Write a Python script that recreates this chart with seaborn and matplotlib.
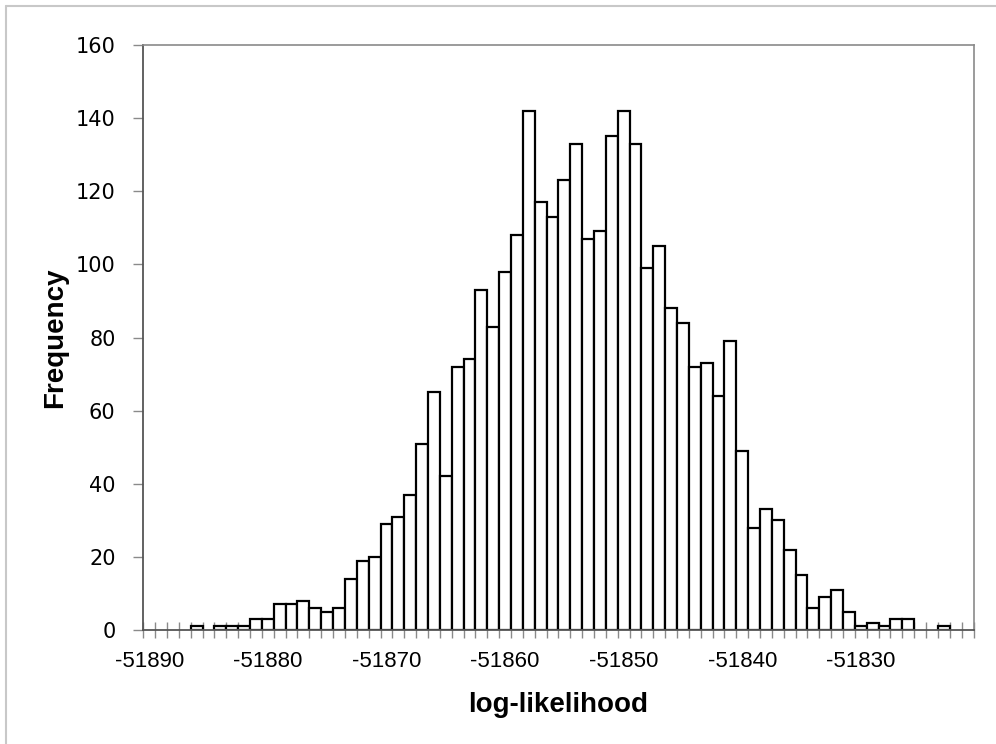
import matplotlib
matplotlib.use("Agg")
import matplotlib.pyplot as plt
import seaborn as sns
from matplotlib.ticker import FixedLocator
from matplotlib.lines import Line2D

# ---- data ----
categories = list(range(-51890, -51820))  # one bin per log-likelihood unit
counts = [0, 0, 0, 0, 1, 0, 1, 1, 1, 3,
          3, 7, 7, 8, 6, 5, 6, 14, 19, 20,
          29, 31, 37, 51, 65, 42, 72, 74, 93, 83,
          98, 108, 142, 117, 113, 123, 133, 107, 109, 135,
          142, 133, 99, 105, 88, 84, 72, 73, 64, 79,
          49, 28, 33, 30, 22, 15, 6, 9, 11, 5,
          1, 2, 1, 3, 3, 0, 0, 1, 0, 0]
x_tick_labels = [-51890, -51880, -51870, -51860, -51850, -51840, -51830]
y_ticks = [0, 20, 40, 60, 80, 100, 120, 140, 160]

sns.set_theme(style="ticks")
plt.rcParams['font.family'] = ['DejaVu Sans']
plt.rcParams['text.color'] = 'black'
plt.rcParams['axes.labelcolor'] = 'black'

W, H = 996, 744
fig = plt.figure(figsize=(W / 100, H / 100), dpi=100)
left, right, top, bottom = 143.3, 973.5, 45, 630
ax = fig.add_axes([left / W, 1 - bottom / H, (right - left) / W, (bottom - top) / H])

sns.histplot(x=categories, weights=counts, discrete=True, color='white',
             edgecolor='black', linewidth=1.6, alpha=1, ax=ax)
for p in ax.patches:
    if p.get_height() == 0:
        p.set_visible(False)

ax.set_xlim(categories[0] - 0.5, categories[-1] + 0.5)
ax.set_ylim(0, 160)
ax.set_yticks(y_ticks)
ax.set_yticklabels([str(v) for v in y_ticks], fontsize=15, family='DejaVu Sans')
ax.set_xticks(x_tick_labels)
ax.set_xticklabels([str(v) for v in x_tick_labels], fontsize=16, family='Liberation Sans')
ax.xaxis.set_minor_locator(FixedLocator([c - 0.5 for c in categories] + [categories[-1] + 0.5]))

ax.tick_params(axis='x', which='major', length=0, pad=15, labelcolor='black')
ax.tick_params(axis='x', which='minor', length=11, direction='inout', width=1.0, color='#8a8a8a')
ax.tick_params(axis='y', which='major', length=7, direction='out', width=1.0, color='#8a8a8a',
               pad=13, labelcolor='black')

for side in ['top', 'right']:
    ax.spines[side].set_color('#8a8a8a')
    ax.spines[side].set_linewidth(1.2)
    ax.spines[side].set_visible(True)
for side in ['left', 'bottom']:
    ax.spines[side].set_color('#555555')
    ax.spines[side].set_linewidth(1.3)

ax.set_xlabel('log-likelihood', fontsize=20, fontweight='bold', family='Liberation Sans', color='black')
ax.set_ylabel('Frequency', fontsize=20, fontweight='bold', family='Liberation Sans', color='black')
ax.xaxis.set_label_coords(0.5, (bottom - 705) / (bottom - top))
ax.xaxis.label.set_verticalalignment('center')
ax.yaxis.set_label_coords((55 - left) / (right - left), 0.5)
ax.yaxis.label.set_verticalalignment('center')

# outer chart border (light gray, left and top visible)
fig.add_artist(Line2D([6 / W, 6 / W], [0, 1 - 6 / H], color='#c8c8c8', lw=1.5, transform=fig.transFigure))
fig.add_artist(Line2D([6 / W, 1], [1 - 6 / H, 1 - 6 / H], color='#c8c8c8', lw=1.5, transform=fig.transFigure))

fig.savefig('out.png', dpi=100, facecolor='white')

§ WHAT THIS TASK INVOLVES
Give back exactly the lines from the first line of the data through the line with "ax = fig.add_axes([left", pictures excluded.

§ OUTPUT OF THE EXERCISE
Write a Python script that recreates this chart with seaborn and matplotlib.
import matplotlib
matplotlib.use("Agg")
import matplotlib.pyplot as plt
import seaborn as sns
from matplotlib.ticker import FixedLocator
from matplotlib.lines import Line2D

# ---- data ----
categories = list(range(-51890, -51820))  # one bin per log-likelihood unit
counts = [0, 0, 0, 0, 1, 0, 1, 1, 1, 3,
          3, 7, 7, 8, 6, 5, 6, 14, 19, 20,
          29, 31, 37, 51, 65, 42, 72, 74, 93, 83,
          98, 108, 142, 117, 113, 123, 133, 107, 109, 135,
          142, 133, 99, 105, 88, 84, 72, 73, 64, 79,
          49, 28, 33, 30, 22, 15, 6, 9, 11, 5,
          1, 2, 1, 3, 3, 0, 0, 1, 0, 0]
x_tick_labels = [-51890, -51880, -51870, -51860, -51850, -51840, -51830]
y_ticks = [0, 20, 40, 60, 80, 100, 120, 140, 160]

sns.set_theme(style="ticks")
plt.rcParams['font.family'] = ['DejaVu Sans']
plt.rcParams['text.color'] = 'black'
plt.rcParams['axes.labelcolor'] = 'black'

W, H = 996, 744
fig = plt.figure(figsize=(W / 100, H / 100), dpi=100)
left, right, top, bottom = 143.3, 973.5, 45, 630
ax = fig.add_axes([left / W, 1 - bottom / H, (right - left) / W, (bottom - top) / H])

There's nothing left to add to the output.